> Instructions to follow
The lines from the top of the material through the line with "import * as" are to be set down exactly. Leave the pictures out.

Rows from a dataset of charts and code

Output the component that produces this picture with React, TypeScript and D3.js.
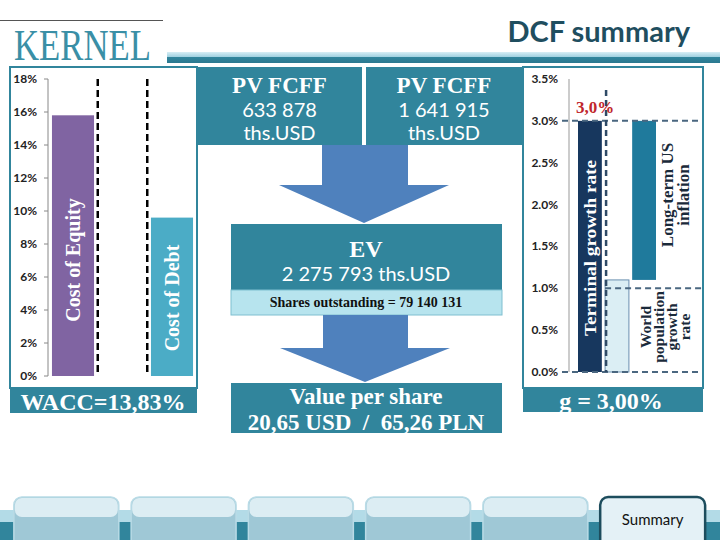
import React from "react";
import * as d3 from "d3";

// ---------- DATA ----------
const waccCategories = ["Cost of Equity", "gap", "Cost of Debt"];
const waccValues = [15.8, 0, 9.6];
const waccTicks = [0, 2, 4, 6, 8, 10, 12, 14, 16, 18];

const growthCategories = ["Terminal growth rate", "World population growth rate", "Long-term US inflation"];
const growthBase = [0, 0, 1.1];
const growthValues = [3.0, 1.1, 1.9];
const growthTicks = [0, 0.5, 1.0, 1.5, 2.0, 2.5, 3.0, 3.5];

const pvLabels = ["633 878", "1 641 915"];
const tabLabels = ["", "", "", "", "", "Summary"];

const TEAL = "#31859c";
const SERIF = "'Liberation Serif', 'Times New Roman', serif";
const SANS = "Lato, 'Open Sans', sans-serif";

export default function App() {
  const yL = d3.scaleLinear().domain([0, 18]).range([376, 79]);
  const xL = d3.scaleBand<string>().domain(waccCategories).range([48.25, 196.75]).paddingInner(0.15).paddingOuter(0.075);
  const stepL = xL.step();
  const gapL = (stepL - xL.bandwidth()) / 2;
  const dashL = [xL("Cost of Equity")! + xL.bandwidth() + gapL, xL("Cost of Debt")! - gapL];

  const yR = d3.scaleLinear().domain([0, 3.5]).range([372, 79]);
  const xR = d3.scaleBand<string>().domain(growthCategories).range([578, 656]).paddingInner(0.12);
  const growthColors = ["#17375e", "#dbeef4", "#1f7a9c"];

  const tabX = d3.scaleBand<number>().domain(d3.range(tabLabels.length)).range([8, 711]).paddingInner(0.105).paddingOuter(0.05);

  const arrow = (shaftL: number, shaftR: number, top: number, neck: number, headL: number, headR: number, tip: number) => {
    const cx = (headL + headR) / 2;
    return `M${shaftL},${top}L${shaftR},${top}L${shaftR},${neck}L${headR},${neck}L${cx},${tip}L${headL},${neck}L${shaftL},${neck}Z`;
  };

  return (
    <div style={{ position: "absolute", left: 0, top: 0 }}>
      <svg width={720} height={540} style={{ display: "block", background: "#fff" }}>
        <defs>
          <linearGradient id="hdr" x1="0" y1="0" x2="0" y2="1">
            <stop offset="0" stopColor="#d7eef5" />
            <stop offset="0.45" stopColor="#9fd0e0" />
            <stop offset="0.5" stopColor={TEAL} />
            <stop offset="1" stopColor="#2b7890" />
          </linearGradient>
        </defs>

        {/* header */}
        <line x1={0} x2={163} y1={20.5} y2={20.5} stroke="#555" strokeWidth={1} />
        <text x={14} y={60} fontFamily={SERIF} fontSize={44} fill="#3a8fa6" textLength={137} lengthAdjust="spacingAndGlyphs">KERNEL</text>
        <rect x={167} y={52} width={553} height={11} fill="url(#hdr)" />
        <text x={690} y={42} textAnchor="end" fontFamily={SANS} fontWeight={700} fontSize={29} fill="#1f4e5f">DCF summary</text>

        {/* left panel */}
        <rect x={10} y={67} width={187} height={321} fill="#fff" stroke={TEAL} strokeWidth={2} />
        <line x1={48} x2={48} y1={yL(18)} y2={yL(0)} stroke="#888" strokeWidth={1} />
        {waccTicks.map((t) => (
          <g key={"lt" + t}>
            <line x1={44} x2={48} y1={yL(t)} y2={yL(t)} stroke="#888" />
            <text x={37} y={yL(t) + 4} textAnchor="end" fontFamily={SANS} fontWeight={700} fontSize={12} fill="#222">{t}%</text>
          </g>
        ))}
        {waccCategories.map((c, i) =>
          waccValues[i] > 0 ? (
            <g key={c}>
              <rect x={xL(c)} y={yL(waccValues[i])} width={xL.bandwidth()} height={yL(0) - yL(waccValues[i])} fill={i === 0 ? "#8064a2" : "#4bacc6"} />
              <text
                transform={`translate(${xL(c)! + xL.bandwidth() / 2 + 7},${i === 0 ? 260 : 298}) rotate(-90)`}
                textAnchor="middle" fontFamily={SERIF} fontWeight={700} fontSize={20} fill="#fff">{c}</text>
            </g>
          ) : null
        )}
        {dashL.map((x, i) => (
          <line key={"dl" + i} x1={x} x2={x} y1={yL(18)} y2={yL(0)} stroke="#000" strokeWidth={2.5} strokeDasharray="7,4" />
        ))}
        <rect x={10} y={388} width={187} height={25} fill={TEAL} />
        <text x={103} y={410} textAnchor="middle" fontFamily={SERIF} fontWeight={700} fontSize={24} fill="#fff">WACC=13,83%</text>

        {/* middle */}
        {[[197, 362], [366, 522]].map(([a, b], i) => (
          <g key={"pv" + i}>
            <rect x={a} y={67} width={b - a} height={78} fill={TEAL} />
            <text x={(a + b) / 2} y={93} textAnchor="middle" fontFamily={SERIF} fontWeight={700} fontSize={23} fill="#fff">PV FCFF</text>
            <text x={(a + b) / 2} y={117} textAnchor="middle" fontFamily={SANS} fontSize={20} fill="#fff">{pvLabels[i]}</text>
            <text x={(a + b) / 2} y={140} textAnchor="middle" fontFamily={SANS} fontSize={20} fill="#fff">ths.USD</text>
          </g>
        ))}
        <path d={arrow(322, 408, 145, 185, 279, 449, 223)} fill="#4f81bd" />
        <rect x={231} y={224} width={271} height={66} fill={TEAL} />
        <text x={366} y={257} textAnchor="middle" fontFamily={SERIF} fontWeight={700} fontSize={24} fill="#fff">EV</text>
        <text x={366} y={281} textAnchor="middle" fontFamily={SANS} fontSize={20} fill="#fff">2 275 793 ths.USD</text>
        <rect x={231} y={290} width={271} height={25} fill="#b7e4ee" stroke="#7fbfd0" strokeWidth={1} />
        <text x={366} y={307} textAnchor="middle" fontFamily={SERIF} fontWeight={700} fontSize={14} fill="#111">Shares outstanding = 79 140 131</text>
        <path d={arrow(323, 408, 315, 348, 280, 450, 382)} fill="#4f81bd" />
        <rect x={231} y={383} width={271} height={50} fill={TEAL} />
        <text x={366} y={404} textAnchor="middle" fontFamily={SERIF} fontWeight={700} fontSize={23} fill="#fff">Value per share</text>
        <text x={366} y={430} textAnchor="middle" fontFamily={SERIF} fontWeight={700} fontSize={23} fill="#fff" xmlSpace="preserve">20,65 USD  /  65,26 PLN</text>

        {/* right panel */}
        <rect x={523} y={67} width={180} height={321} fill="#fff" stroke={TEAL} strokeWidth={2} />
        <line x1={569} x2={569} y1={yR(3.5)} y2={yR(0)} stroke="#999" strokeWidth={1} />
        {growthTicks.map((t) => (
          <text key={"rt" + t} x={558} y={yR(t) + 4} textAnchor="end" fontFamily={SANS} fontWeight={700} fontSize={12} fill="#222">{t.toFixed(1)}%</text>
        ))}
        {growthCategories.map((c, i) => (
          <rect key={c} x={xR(c)} y={yR(growthBase[i] + growthValues[i])} width={xR.bandwidth()}
            height={yR(growthBase[i]) - yR(growthBase[i] + growthValues[i])}
            fill={growthColors[i]} stroke={i === 1 ? "#6a8fb0" : "none"} strokeWidth={1} />
        ))}
        <line x1={562} x2={702} y1={yR(3.0)} y2={yR(3.0)} stroke="#4a6780" strokeWidth={2} strokeDasharray="6,4" />
        <line x1={xR(growthCategories[1])} x2={702} y1={yR(1.0)} y2={yR(1.0)} stroke="#4a6780" strokeWidth={2} strokeDasharray="6,4" />
        <line x1={562} x2={702} y1={yR(0)} y2={yR(0)} stroke="#4a6780" strokeWidth={2} strokeDasharray="6,4" />
        <line x1={xR(growthCategories[1])! + 1} x2={xR(growthCategories[1])! + 1} y1={90} y2={yR(0)} stroke="#2f4a66" strokeWidth={2.5} strokeDasharray="6,4" />
        <text x={595} y={113} textAnchor="middle" fontFamily={SERIF} fontWeight={700} fontSize={17} fill="#c0262c">3,0%</text>
        <text transform={`translate(${xR(growthCategories[0])! + xR.bandwidth() / 2 + 6},248) rotate(-90)`}
          textAnchor="middle" fontFamily={SERIF} fontWeight={700} fontSize={17} fill="#fff" textLength={176} lengthAdjust="spacingAndGlyphs">Terminal growth rate</text>
        <text transform={`translate(673,195) rotate(-90)`} textAnchor="middle" fontFamily={SERIF} fontWeight={700} fontSize={17} fill="#1a2a3a">
          <tspan x={0} dy={0}>Long-term US</tspan>
          <tspan x={0} dy={16}>inflation</tspan>
        </text>
        <text transform={`translate(651,327) rotate(-90)`} textAnchor="middle" fontFamily={SERIF} fontWeight={700} fontSize={15.5} fill="#1a2a3a">
          <tspan x={0} dy={0}>World</tspan>
          <tspan x={0} dy={13}>population</tspan>
          <tspan x={0} dy={13}>growth</tspan>
          <tspan x={0} dy={13}>rate</tspan>
        </text>
        <rect x={523} y={388} width={180} height={24} fill={TEAL} />
        <text x={611} y={409} textAnchor="middle" fontFamily={SERIF} fontWeight={700} fontSize={24} fill="#fff">g = 3,00%</text>

        {/* bottom navigation */}
        <rect x={0} y={510} width={720} height={12} fill="#b3dbe7" />
        <rect x={0} y={522} width={720} height={18} fill={TEAL} />
        {tabLabels.map((l, i) => {
          const x = tabX(i)!;
          const w = tabX.bandwidth();
          const active = l !== "";
          return (
            <g key={"tab" + i}>
              <rect x={x} y={497} width={w} height={56} rx={8} fill={active ? "#e4f1f6" : "#9fc8d6"}
                stroke={active ? "#1d4d5d" : "#b9dbe6"} strokeWidth={active ? 2.5 : 1.5} />
              {!active && <rect x={x + 1} y={498} width={w - 2} height={19} rx={7} fill="#dcedf3" />}
              {active && <text x={x + w / 2} y={525} textAnchor="middle" fontFamily={SANS} fontSize={15} fill="#111">{l}</text>}
            </g>
          );
        })}
      </svg>
    </div>
  );
}
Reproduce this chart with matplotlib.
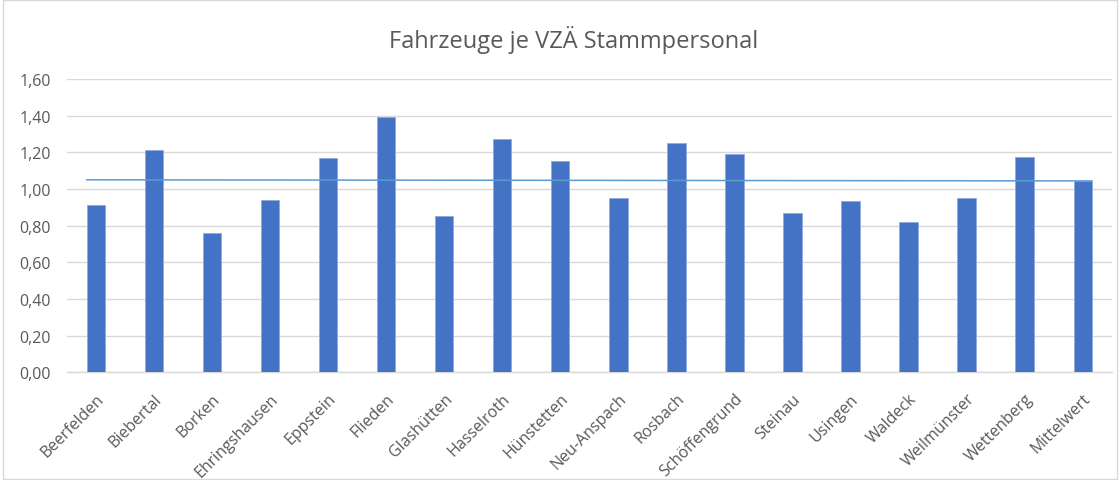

> Problem solution
Output the component that produces this picture with React, TypeScript and D3.js.
import React from "react";
import * as d3 from "d3";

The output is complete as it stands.